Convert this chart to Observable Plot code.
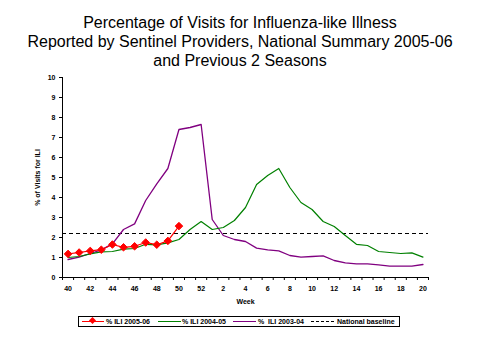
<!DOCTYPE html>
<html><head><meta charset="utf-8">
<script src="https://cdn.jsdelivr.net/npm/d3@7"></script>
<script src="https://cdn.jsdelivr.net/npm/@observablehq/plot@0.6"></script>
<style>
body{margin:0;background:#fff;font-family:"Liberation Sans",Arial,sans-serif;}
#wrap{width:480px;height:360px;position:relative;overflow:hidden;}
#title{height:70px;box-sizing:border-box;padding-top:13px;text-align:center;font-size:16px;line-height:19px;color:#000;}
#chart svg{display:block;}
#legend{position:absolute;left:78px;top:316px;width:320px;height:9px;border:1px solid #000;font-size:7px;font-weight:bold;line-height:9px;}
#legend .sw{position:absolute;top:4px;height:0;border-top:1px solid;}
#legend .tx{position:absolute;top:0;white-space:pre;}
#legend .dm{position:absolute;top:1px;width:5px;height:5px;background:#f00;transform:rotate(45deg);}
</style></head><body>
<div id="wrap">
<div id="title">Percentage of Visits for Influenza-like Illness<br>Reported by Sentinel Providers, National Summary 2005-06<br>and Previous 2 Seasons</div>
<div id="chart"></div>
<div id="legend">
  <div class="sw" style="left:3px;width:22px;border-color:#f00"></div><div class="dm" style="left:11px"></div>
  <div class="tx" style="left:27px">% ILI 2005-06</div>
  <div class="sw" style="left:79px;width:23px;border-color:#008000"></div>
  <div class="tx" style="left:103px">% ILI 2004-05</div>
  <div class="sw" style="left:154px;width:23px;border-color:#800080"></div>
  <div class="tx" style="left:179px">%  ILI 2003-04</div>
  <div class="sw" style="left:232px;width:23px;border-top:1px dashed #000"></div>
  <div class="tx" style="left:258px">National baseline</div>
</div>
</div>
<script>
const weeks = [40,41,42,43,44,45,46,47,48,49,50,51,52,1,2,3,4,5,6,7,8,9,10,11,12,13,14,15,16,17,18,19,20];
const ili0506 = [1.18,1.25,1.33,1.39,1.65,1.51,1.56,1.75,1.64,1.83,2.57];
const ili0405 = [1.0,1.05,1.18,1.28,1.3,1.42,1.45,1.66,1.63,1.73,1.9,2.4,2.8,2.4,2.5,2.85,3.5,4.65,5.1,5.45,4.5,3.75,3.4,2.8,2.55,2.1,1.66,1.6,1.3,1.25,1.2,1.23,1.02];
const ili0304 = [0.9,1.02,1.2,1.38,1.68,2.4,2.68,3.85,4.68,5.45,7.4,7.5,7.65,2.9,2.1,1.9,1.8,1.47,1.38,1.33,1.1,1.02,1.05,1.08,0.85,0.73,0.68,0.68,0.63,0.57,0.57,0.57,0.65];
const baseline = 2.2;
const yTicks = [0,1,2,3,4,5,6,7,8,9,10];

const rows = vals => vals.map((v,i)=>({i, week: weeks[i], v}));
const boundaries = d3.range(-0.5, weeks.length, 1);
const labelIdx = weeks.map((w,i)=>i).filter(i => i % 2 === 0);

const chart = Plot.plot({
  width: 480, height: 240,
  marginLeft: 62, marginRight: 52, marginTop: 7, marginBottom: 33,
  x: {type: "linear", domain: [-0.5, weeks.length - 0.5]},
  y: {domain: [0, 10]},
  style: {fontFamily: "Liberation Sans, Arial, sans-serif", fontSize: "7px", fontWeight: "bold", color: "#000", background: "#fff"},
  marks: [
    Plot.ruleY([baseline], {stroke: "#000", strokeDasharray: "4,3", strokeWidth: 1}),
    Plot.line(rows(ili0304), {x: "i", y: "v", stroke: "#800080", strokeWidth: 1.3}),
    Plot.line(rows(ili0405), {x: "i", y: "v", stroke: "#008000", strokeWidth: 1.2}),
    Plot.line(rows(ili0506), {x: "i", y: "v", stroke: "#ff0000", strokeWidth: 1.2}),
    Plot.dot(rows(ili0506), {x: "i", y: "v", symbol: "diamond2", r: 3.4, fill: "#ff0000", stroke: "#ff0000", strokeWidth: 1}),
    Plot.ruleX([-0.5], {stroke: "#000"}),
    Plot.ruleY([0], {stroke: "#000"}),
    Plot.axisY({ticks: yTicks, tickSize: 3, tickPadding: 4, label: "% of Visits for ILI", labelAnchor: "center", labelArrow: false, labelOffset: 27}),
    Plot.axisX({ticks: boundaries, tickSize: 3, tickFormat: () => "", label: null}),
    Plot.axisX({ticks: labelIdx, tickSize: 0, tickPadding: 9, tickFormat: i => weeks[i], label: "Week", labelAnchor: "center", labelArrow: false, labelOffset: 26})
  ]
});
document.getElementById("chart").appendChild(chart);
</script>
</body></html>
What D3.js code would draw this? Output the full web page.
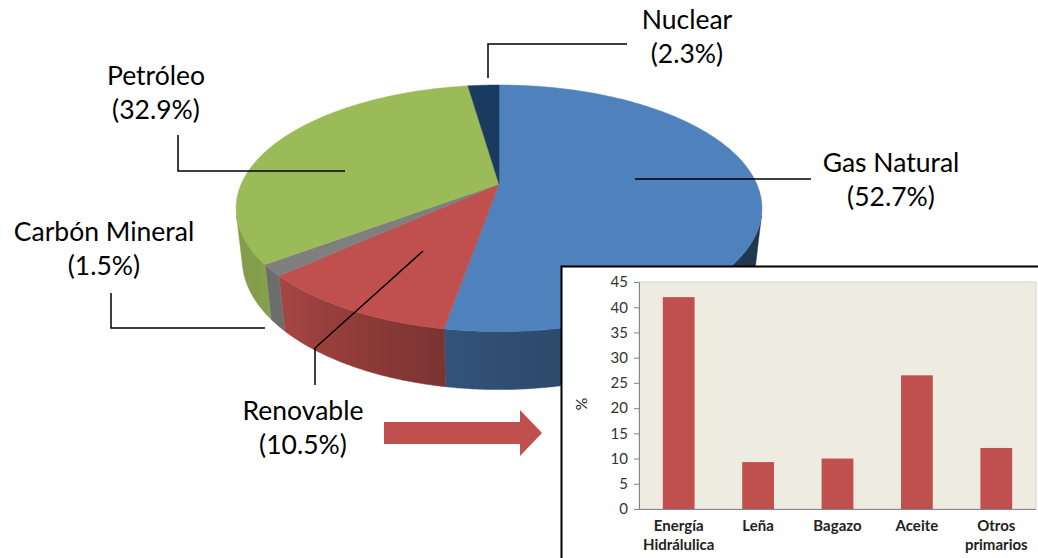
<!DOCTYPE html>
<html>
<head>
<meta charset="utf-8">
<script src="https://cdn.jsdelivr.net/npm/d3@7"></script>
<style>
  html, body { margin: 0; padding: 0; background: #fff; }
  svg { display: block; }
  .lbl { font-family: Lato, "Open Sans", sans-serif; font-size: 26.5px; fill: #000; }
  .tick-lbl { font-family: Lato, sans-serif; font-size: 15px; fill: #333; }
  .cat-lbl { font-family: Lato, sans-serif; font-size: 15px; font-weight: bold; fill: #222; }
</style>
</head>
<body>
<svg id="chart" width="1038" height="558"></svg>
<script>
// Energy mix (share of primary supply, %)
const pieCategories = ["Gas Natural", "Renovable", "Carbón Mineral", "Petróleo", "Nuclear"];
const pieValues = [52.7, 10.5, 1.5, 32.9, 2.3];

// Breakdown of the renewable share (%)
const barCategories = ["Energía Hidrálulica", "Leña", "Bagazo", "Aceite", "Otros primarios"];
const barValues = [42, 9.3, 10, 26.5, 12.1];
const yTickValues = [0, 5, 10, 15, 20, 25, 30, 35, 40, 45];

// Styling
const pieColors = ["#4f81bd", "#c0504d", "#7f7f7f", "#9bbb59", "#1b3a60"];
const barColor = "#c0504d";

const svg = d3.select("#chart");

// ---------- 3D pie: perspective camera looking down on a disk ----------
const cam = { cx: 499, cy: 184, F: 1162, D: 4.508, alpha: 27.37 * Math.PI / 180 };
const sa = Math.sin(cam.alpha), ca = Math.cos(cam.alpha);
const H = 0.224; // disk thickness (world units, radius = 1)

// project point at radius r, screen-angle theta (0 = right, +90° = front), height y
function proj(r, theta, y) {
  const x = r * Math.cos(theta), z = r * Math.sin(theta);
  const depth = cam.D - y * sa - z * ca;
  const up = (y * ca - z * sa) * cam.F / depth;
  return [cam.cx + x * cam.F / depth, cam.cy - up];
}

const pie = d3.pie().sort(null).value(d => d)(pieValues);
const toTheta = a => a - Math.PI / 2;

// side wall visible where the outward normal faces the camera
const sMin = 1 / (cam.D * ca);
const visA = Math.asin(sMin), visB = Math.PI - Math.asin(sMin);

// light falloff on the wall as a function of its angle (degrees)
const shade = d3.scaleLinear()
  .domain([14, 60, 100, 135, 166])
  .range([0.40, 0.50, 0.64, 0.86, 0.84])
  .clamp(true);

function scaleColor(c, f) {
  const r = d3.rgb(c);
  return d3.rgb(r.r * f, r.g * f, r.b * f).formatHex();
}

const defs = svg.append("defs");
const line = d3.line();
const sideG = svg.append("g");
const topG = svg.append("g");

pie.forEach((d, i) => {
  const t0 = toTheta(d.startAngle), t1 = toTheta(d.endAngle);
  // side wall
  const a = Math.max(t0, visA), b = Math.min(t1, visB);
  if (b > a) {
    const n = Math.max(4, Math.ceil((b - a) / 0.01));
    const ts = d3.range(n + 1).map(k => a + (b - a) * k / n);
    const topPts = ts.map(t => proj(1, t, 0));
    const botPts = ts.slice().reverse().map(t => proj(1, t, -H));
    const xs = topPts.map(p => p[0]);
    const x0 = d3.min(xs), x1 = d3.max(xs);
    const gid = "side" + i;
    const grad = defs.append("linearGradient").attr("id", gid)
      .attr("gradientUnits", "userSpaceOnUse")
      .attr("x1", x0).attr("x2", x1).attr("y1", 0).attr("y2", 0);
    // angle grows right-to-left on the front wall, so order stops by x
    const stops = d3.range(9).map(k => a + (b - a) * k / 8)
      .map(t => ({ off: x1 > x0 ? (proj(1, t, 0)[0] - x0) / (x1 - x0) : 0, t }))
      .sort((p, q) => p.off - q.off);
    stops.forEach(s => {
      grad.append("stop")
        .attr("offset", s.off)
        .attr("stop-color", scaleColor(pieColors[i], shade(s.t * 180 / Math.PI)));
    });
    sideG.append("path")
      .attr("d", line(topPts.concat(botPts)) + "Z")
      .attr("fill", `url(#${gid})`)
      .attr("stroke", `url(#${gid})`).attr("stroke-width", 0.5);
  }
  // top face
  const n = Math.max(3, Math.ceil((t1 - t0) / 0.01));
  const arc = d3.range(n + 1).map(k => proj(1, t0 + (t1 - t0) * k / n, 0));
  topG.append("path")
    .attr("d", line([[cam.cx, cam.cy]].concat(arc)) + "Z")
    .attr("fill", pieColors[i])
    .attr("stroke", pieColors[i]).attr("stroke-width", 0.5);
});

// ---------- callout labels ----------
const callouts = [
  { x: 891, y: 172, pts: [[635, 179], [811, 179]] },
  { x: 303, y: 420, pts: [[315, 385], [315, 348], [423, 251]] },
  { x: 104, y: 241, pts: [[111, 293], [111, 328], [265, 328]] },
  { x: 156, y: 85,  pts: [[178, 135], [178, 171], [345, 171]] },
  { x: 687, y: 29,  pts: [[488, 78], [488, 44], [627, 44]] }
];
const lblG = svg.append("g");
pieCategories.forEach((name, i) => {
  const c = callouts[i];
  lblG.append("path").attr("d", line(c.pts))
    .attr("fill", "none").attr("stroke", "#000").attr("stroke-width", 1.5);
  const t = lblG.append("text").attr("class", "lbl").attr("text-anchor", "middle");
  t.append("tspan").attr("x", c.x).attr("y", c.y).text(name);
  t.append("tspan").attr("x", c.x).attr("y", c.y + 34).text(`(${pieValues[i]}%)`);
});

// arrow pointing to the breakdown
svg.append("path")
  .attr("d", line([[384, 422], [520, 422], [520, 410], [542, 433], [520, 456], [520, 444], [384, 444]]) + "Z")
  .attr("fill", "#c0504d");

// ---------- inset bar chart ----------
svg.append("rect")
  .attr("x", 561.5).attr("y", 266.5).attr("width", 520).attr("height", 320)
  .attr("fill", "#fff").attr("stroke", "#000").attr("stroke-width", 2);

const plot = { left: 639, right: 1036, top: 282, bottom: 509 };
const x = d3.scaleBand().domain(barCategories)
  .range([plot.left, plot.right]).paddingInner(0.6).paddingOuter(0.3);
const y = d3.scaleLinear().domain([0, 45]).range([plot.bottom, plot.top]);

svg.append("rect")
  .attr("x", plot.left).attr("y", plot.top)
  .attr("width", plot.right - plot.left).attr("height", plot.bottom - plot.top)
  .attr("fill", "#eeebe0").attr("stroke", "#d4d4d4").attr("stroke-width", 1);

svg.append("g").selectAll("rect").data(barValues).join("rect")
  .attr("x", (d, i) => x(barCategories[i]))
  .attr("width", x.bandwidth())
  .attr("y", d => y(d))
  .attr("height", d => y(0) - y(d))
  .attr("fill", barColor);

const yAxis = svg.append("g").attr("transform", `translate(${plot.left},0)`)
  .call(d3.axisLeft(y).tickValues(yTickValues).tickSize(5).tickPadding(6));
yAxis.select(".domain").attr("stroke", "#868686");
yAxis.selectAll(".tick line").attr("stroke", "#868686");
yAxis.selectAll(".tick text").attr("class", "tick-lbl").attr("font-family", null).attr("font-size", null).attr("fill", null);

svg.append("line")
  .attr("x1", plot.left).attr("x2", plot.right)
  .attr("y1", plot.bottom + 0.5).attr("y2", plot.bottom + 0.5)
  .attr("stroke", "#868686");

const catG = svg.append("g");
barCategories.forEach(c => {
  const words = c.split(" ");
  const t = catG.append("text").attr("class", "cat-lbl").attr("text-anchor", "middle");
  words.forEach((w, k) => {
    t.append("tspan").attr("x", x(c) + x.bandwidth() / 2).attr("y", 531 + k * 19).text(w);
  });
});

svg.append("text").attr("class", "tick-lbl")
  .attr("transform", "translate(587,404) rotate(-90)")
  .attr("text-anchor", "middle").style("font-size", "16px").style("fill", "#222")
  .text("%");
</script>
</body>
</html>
----------
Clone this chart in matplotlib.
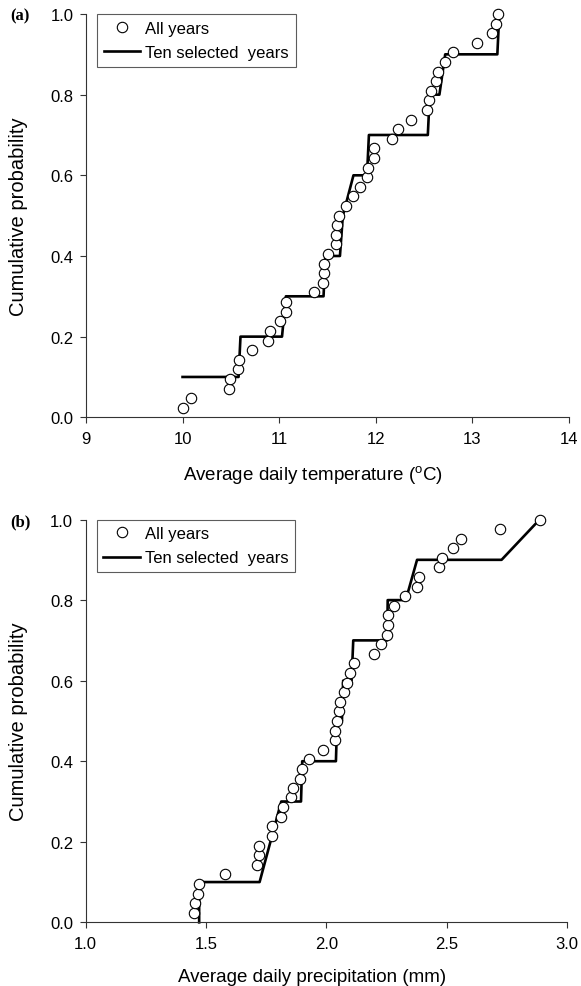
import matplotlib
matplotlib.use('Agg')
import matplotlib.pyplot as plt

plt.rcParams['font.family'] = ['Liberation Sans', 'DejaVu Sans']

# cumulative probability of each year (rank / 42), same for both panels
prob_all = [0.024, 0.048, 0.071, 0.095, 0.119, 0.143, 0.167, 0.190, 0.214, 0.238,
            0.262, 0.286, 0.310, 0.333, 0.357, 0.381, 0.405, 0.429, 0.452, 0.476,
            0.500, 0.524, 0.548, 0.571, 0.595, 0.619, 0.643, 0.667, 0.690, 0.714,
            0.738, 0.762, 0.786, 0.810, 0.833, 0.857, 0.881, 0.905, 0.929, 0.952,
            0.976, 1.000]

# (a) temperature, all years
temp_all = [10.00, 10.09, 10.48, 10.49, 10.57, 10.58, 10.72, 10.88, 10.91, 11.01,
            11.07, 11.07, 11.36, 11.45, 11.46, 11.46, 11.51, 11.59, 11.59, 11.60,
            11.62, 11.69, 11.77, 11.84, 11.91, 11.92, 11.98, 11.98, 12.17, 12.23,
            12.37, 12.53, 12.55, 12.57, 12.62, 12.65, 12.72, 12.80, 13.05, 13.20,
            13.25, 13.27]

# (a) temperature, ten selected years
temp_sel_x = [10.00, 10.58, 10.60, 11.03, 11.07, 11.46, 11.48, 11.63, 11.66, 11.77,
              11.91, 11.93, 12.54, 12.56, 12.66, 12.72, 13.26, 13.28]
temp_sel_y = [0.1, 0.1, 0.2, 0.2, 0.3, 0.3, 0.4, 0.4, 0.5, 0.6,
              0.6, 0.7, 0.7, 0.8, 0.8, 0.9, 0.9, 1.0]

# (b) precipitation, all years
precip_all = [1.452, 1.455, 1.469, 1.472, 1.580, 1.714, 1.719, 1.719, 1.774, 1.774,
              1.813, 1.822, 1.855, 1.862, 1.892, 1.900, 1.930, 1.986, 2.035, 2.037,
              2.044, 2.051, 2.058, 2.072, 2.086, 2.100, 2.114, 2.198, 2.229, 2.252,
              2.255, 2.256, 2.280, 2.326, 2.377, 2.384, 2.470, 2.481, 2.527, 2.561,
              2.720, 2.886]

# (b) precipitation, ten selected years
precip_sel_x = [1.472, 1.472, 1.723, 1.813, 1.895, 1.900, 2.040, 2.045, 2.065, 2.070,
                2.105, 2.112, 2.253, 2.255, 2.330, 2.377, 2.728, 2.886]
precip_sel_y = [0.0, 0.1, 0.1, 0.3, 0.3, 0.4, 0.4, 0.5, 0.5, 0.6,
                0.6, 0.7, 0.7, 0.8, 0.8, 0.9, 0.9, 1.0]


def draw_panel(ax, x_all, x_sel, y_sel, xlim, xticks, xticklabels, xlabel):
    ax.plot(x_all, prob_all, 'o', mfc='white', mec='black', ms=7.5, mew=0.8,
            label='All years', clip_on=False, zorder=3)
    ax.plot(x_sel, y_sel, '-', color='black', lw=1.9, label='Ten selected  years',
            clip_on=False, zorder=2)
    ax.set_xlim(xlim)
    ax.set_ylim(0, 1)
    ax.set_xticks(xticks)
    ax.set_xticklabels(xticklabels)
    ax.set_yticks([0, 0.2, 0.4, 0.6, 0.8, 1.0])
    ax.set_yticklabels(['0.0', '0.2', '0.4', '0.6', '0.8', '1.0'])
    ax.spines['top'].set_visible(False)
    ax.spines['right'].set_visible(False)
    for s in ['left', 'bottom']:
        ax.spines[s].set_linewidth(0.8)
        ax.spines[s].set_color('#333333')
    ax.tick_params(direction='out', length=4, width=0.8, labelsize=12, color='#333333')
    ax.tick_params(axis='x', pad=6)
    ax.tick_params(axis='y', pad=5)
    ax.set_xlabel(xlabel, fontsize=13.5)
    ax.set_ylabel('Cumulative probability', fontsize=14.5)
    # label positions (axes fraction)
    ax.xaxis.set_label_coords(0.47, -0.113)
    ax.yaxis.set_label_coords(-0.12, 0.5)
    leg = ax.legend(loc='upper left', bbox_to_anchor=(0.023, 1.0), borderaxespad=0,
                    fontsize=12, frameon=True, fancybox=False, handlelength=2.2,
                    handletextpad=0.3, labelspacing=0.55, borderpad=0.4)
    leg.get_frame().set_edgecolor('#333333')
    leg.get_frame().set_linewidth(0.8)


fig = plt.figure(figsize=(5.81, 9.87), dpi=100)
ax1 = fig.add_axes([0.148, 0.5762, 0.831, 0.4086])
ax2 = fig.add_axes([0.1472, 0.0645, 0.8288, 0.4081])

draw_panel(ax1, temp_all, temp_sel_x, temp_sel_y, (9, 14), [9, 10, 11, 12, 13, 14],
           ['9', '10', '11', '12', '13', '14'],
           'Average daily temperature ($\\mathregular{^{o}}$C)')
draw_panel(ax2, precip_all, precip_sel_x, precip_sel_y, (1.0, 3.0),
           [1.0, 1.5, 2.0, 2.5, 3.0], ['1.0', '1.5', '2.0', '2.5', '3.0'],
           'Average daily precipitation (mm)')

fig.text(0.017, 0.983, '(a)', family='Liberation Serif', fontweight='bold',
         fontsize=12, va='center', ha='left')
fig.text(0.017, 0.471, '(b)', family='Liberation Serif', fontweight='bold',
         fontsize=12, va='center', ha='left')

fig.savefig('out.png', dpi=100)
----------
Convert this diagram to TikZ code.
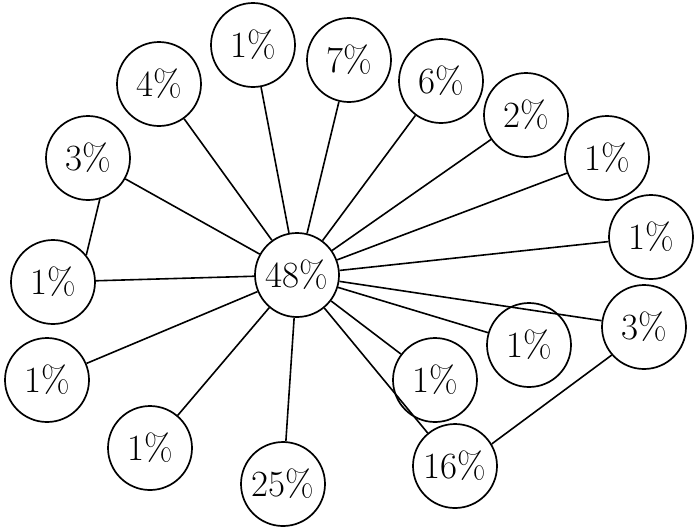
----------
▶ [Task goal] Locate all lines in the listing above with the word "chart" and copy them.

▶ [Completed task]
Convert this chart to Observable Plot code.
#chart svg{display:block;}
<div id="chart"></div>
const chart = Plot.plot({
document.getElementById("chart").appendChild(chart);
<svg id="chart" width="1038" height="558"></svg>
const svg = d3.select("#chart");
// ---------- inset bar chart ----------
Clone this chart in matplotlib.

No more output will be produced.